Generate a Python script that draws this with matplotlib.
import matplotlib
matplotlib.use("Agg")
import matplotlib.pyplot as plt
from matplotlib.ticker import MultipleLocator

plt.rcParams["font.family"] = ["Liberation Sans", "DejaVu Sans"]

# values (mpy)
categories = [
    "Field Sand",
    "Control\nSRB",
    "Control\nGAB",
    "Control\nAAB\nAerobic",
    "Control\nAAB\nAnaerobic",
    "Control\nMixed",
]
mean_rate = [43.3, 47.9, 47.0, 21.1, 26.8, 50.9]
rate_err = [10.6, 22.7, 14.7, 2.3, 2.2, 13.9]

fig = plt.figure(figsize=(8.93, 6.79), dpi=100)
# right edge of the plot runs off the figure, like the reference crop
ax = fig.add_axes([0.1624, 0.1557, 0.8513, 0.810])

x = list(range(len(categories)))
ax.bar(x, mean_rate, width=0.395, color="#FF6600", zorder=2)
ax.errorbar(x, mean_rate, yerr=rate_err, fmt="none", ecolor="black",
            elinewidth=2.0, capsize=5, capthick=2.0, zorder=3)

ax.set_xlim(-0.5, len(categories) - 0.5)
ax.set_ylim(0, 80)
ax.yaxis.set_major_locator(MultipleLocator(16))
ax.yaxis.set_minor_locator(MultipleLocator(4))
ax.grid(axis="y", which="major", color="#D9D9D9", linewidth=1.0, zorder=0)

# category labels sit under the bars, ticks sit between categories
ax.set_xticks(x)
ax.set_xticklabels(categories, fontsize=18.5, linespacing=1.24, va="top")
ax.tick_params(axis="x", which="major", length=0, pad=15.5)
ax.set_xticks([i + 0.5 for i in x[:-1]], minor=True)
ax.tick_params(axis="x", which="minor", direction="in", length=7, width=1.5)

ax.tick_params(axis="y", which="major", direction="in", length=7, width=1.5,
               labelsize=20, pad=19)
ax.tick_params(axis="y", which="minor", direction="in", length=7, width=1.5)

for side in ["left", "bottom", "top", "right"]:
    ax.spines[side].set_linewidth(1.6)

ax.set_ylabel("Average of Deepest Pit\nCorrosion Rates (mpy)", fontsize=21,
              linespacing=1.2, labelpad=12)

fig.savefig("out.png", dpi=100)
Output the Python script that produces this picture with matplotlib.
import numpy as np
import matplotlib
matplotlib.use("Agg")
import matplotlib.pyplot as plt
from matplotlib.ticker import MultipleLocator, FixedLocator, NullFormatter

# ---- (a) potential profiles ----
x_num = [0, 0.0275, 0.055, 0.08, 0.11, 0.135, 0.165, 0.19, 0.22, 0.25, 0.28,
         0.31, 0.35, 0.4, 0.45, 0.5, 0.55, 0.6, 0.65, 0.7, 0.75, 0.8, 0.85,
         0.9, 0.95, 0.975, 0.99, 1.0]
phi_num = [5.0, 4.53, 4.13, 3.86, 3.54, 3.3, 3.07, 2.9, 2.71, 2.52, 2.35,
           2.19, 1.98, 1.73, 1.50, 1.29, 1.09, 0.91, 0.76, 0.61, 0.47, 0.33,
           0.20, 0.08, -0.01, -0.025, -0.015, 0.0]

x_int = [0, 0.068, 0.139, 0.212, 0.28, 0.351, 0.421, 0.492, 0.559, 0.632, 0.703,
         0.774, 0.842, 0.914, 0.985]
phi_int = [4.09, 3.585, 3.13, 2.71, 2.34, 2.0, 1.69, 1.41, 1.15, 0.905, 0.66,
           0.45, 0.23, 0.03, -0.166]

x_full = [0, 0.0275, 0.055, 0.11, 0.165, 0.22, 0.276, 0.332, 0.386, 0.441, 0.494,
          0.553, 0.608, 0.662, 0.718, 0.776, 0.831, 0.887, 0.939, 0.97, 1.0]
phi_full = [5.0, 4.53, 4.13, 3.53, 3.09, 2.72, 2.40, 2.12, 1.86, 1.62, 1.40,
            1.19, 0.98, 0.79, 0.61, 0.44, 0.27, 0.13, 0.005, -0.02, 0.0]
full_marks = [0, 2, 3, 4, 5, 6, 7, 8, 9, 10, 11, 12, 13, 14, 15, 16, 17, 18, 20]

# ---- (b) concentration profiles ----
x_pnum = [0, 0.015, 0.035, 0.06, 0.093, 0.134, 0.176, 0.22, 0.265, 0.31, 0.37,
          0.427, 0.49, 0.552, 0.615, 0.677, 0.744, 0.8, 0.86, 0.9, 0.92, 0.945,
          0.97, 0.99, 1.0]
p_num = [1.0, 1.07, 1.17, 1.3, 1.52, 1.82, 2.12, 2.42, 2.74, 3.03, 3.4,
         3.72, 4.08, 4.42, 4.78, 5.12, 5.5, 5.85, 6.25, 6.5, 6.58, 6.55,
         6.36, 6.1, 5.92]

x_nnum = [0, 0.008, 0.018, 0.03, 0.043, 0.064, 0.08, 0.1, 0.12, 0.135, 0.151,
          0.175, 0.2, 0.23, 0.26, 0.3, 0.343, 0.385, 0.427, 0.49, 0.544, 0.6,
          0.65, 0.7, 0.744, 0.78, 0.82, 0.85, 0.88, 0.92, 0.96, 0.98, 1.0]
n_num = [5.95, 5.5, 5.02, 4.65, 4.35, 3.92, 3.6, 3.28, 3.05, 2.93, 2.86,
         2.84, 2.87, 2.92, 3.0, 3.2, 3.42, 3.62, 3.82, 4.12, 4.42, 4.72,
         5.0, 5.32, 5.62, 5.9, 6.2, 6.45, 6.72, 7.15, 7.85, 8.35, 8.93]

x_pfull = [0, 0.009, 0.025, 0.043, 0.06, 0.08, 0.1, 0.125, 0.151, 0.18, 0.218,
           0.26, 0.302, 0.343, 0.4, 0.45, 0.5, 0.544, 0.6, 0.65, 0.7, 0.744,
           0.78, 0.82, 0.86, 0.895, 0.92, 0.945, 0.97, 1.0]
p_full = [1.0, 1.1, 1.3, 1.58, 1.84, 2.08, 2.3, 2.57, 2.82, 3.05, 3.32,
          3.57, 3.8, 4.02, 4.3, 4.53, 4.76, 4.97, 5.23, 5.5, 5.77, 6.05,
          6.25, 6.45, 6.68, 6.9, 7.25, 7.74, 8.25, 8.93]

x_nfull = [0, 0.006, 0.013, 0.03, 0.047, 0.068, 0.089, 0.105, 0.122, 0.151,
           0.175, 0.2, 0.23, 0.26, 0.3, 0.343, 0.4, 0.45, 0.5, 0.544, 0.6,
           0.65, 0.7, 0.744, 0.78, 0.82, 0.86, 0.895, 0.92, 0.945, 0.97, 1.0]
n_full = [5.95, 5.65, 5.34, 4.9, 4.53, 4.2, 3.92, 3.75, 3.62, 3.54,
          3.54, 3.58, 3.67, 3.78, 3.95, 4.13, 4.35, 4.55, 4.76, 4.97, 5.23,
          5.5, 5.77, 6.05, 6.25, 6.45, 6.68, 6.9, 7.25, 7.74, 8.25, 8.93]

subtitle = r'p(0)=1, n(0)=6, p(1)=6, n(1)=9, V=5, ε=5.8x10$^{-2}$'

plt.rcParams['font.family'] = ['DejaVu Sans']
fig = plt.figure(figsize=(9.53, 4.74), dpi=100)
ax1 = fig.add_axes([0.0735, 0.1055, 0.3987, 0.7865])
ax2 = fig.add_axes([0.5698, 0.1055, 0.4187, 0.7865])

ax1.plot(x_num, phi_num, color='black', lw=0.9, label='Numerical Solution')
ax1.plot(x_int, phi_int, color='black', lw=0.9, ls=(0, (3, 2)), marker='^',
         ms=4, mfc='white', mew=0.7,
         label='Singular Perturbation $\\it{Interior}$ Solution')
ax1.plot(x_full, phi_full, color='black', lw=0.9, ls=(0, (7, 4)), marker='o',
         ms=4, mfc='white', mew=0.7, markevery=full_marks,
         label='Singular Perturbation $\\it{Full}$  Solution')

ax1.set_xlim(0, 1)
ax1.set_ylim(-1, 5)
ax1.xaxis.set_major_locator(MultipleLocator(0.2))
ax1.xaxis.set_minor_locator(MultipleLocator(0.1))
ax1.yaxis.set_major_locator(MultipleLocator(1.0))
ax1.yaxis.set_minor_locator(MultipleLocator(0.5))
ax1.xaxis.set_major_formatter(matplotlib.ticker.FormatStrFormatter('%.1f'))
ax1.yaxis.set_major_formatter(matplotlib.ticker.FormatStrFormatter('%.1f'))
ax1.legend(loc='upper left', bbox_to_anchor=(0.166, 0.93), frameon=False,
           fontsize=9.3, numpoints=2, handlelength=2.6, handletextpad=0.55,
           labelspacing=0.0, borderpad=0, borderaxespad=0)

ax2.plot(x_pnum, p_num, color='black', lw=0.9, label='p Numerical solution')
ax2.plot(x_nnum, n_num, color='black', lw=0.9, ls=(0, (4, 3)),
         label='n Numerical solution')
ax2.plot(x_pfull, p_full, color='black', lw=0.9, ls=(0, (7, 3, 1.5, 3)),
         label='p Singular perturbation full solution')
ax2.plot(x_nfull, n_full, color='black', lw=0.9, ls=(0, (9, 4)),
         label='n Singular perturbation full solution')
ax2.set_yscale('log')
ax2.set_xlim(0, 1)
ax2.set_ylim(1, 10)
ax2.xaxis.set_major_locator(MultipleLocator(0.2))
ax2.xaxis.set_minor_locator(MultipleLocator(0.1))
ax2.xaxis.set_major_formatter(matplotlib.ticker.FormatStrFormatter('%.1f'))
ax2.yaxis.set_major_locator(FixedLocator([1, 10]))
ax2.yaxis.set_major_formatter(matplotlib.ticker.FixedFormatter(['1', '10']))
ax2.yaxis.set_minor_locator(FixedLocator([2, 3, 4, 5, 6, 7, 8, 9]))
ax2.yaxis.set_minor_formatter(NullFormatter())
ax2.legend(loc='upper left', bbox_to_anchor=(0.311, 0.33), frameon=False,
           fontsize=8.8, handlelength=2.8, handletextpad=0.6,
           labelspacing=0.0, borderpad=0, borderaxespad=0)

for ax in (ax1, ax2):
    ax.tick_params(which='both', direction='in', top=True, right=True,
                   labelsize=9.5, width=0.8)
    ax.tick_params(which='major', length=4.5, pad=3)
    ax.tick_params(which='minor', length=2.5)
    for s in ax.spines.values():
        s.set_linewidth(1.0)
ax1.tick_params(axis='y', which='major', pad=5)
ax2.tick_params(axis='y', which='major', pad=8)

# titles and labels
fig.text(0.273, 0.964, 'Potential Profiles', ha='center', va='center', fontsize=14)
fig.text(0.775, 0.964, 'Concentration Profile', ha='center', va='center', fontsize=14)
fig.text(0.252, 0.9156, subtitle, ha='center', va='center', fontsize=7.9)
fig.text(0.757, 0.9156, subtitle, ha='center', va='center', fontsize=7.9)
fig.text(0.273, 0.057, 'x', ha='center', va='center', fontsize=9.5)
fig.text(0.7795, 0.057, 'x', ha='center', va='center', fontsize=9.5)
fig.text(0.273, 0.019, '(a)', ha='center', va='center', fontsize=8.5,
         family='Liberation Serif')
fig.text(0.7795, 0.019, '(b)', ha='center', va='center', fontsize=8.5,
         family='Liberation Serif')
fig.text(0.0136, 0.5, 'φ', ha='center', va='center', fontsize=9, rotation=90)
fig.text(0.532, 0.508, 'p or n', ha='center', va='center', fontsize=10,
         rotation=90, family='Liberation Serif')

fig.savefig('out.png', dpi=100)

* * * * * * * * *

**INSTRUCTIONS TO FOLLOW**
What is wanted is an exact copy of the lines from the line containing "Output the Python" to the line containing "17, 18, 20]", both lines included, and of no other line.

**COMPLETE RESPONSE**
Output the Python script that produces this picture with matplotlib.
import numpy as np
import matplotlib
matplotlib.use("Agg")
import matplotlib.pyplot as plt
from matplotlib.ticker import MultipleLocator, FixedLocator, NullFormatter

# ---- (a) potential profiles ----
x_num = [0, 0.0275, 0.055, 0.08, 0.11, 0.135, 0.165, 0.19, 0.22, 0.25, 0.28,
         0.31, 0.35, 0.4, 0.45, 0.5, 0.55, 0.6, 0.65, 0.7, 0.75, 0.8, 0.85,
         0.9, 0.95, 0.975, 0.99, 1.0]
phi_num = [5.0, 4.53, 4.13, 3.86, 3.54, 3.3, 3.07, 2.9, 2.71, 2.52, 2.35,
           2.19, 1.98, 1.73, 1.50, 1.29, 1.09, 0.91, 0.76, 0.61, 0.47, 0.33,
           0.20, 0.08, -0.01, -0.025, -0.015, 0.0]

x_int = [0, 0.068, 0.139, 0.212, 0.28, 0.351, 0.421, 0.492, 0.559, 0.632, 0.703,
         0.774, 0.842, 0.914, 0.985]
phi_int = [4.09, 3.585, 3.13, 2.71, 2.34, 2.0, 1.69, 1.41, 1.15, 0.905, 0.66,
           0.45, 0.23, 0.03, -0.166]

x_full = [0, 0.0275, 0.055, 0.11, 0.165, 0.22, 0.276, 0.332, 0.386, 0.441, 0.494,
          0.553, 0.608, 0.662, 0.718, 0.776, 0.831, 0.887, 0.939, 0.97, 1.0]
phi_full = [5.0, 4.53, 4.13, 3.53, 3.09, 2.72, 2.40, 2.12, 1.86, 1.62, 1.40,
            1.19, 0.98, 0.79, 0.61, 0.44, 0.27, 0.13, 0.005, -0.02, 0.0]
full_marks = [0, 2, 3, 4, 5, 6, 7, 8, 9, 10, 11, 12, 13, 14, 15, 16, 17, 18, 20]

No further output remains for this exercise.